By the grace of God, the poor Macedonians contributed richly out of their great poverty for the relief of the impoverished saints in Jerusalem.  St. Paul writes concerning them as an example to the Corinthians and to us: “Moreover, brethren, we do you to wit of the grace of God bestowed on the churches of Macedonia, how that, in a great trial of affliction, the abundance of their joy and their deep poverty abounded unto the riches of their liberality.  For to their power [to the best of their ability], I bear record, yea, and beyond their power [more than their ability] they were willing of themselves, praying us with much intreaty that we would receive the gift and take upon us the fellowship of the ministering to the saints (I Corinthians 8:1-4).  Moreover, Paul, in urging the Corinthians as well to contribute to that effort, sets before them a most wonderful truth and promise concerning God’s ability, according to the riches of His grace, to make sure that they would not “go broke” because of their abundant support of their impoverished brethren but would have sufficient to take care of their own needs and also to bear the burdens of others:  “God is able to make all grace abound toward you, that ye, always having all sufficiency in all things, may abound to every good work” (II Corinthians 9:8).  To those who put His kingdom first in their lives (Matthew 6:33) and give evidence of the sincerity of their love (II Corinthian 8:8) by making sure that there is food on His table, as it were, and not worrying about their own needs, He challenges them to test Him concerning the limitless blessings He will provide, saying: “‘Bring ye all the tithes into the storehouse, that there may be meat in Mine house; and prove me now herewith,’ saith the LORD of hosts, ‘if I will not open you the windows of heaven and pour you out a blessing, that there shall not be room enough to receive it” (Malachi 3:10).

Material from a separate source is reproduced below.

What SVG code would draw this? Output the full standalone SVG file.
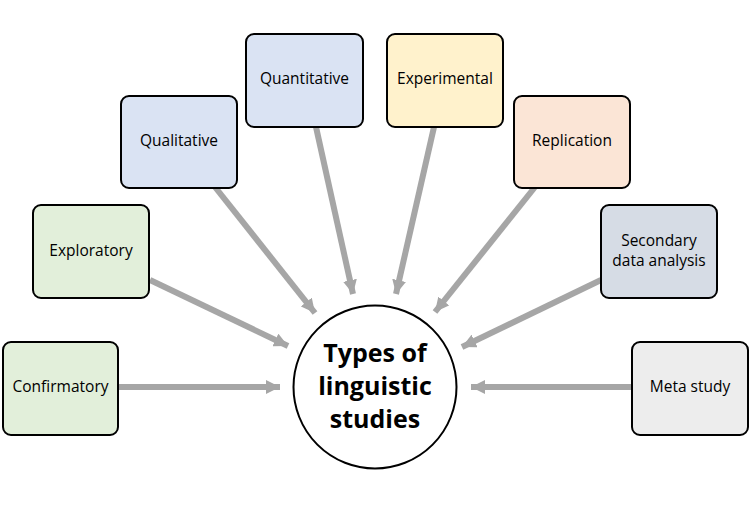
<svg xmlns="http://www.w3.org/2000/svg" width="750" height="506" viewBox="0 0 750 506">
<style>
.box{stroke:#000;stroke-width:2}
.lbl{font-family:"Open Sans","Liberation Sans",sans-serif;font-size:15.5px;fill:#000;text-anchor:middle;dominant-baseline:central}
.title{font-family:"Open Sans","Liberation Sans",sans-serif;font-size:25px;font-weight:bold;fill:#000;text-anchor:middle}
.arr{stroke:#A6A6A6;stroke-width:6;fill:none;marker-end:url(#ah)}
</style>
<defs>
<marker id="ah" markerUnits="userSpaceOnUse" markerWidth="14" markerHeight="14" viewBox="0 0 10 10" refX="10" refY="5" orient="auto">
<path d="M0,0 L10,5 L0,10 z" fill="#A6A6A6"/>
</marker>
</defs>
<rect width="750" height="506" fill="#fff"/>
<g id="connectors">
<line class="arr" x1="118" y1="387" x2="280" y2="387"/>
<line class="arr" x1="150" y1="280" x2="288" y2="346"/>
<line class="arr" x1="215" y1="187" x2="315" y2="313"/>
<line class="arr" x1="316" y1="127" x2="353" y2="294"/>
<line class="arr" x1="434" y1="127" x2="396" y2="294"/>
<line class="arr" x1="535" y1="187" x2="435" y2="312"/>
<line class="arr" x1="601" y1="280" x2="462" y2="347"/>
<line class="arr" x1="632" y1="387" x2="471" y2="387"/>
</g>
<g id="center">
<circle cx="375" cy="387" r="81.5" fill="#fff" stroke="#000" stroke-width="2"/>
<text class="title" x="375" y="362">Types of</text>
<text class="title" x="375" y="395">linguistic</text>
<text class="title" x="375" y="428">studies</text>
</g>
<g id="confirmatory">
<rect class="box" x="3" y="342" width="115" height="93" rx="8" fill="#E2EFDA"/>
<text class="lbl" x="60.5" y="386">Confirmatory</text>
</g>
<g id="exploratory">
<rect class="box" x="33" y="205" width="116" height="93" rx="8" fill="#E2EFDA"/>
<text class="lbl" x="91" y="250">Exploratory</text>
</g>
<g id="qualitative">
<rect class="box" x="121" y="96" width="116" height="92" rx="8" fill="#DAE3F3"/>
<text class="lbl" x="179" y="140">Qualitative</text>
</g>
<g id="quantitative">
<rect class="box" x="246" y="34" width="117" height="93" rx="8" fill="#DAE3F3"/>
<text class="lbl" x="304.5" y="78">Quantitative</text>
</g>
<g id="experimental">
<rect class="box" x="387" y="34" width="116" height="93" rx="8" fill="#FFF2CC"/>
<text class="lbl" x="445" y="78">Experimental</text>
</g>
<g id="replication">
<rect class="box" x="514" y="96" width="116" height="92" rx="8" fill="#FBE5D6"/>
<text class="lbl" x="572" y="140">Replication</text>
</g>
<g id="secondary">
<rect class="box" x="601" y="205" width="116" height="93" rx="8" fill="#D6DCE5"/>
<text class="lbl" x="659" y="240">Secondary</text>
<text class="lbl" x="659" y="260">data analysis</text>
</g>
<g id="meta">
<rect class="box" x="632" y="342" width="116" height="93" rx="8" fill="#EDEDED"/>
<text class="lbl" x="690" y="386">Meta study</text>
</g>
</svg>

Therefore, concerning the financial subsidy of our Conference granted to two stateside congregations and to our congregation-in-fellowship in Ekaterinburg, Russia, as well as our readiness, at their request, to help as possible also our dear brethren in Nigeria, your Committee on Missions leaves you, our readers, with the “mission” of our title-text, namely, “Bear ye one another’s burdens” (Galatians 6:2a).  And, as you continue generously to support the work of the Lord’s kingdom at large by contributing to the General Fund of the Conference for all of the other endeavors in which it engages (the publishing of books, periodicals, tracts and Sunday School materials, the theological training of future pastors, Lutheran union activities, etc.) that, concerning mission work in particular, “as ye abound in everything, in faith, and utterance, and knowledge, and in all diligence, and in your love to us, see that ye abound in this grace also” (II Corinthians 8:7), “not by commandment, but to prove the sincerity of your love; for ye know the grace of our Lord Jesus Christ, that, though He was rich, yet for your sakes He became poor, that ye through His poverty might be rich” (vv. 8 and 9).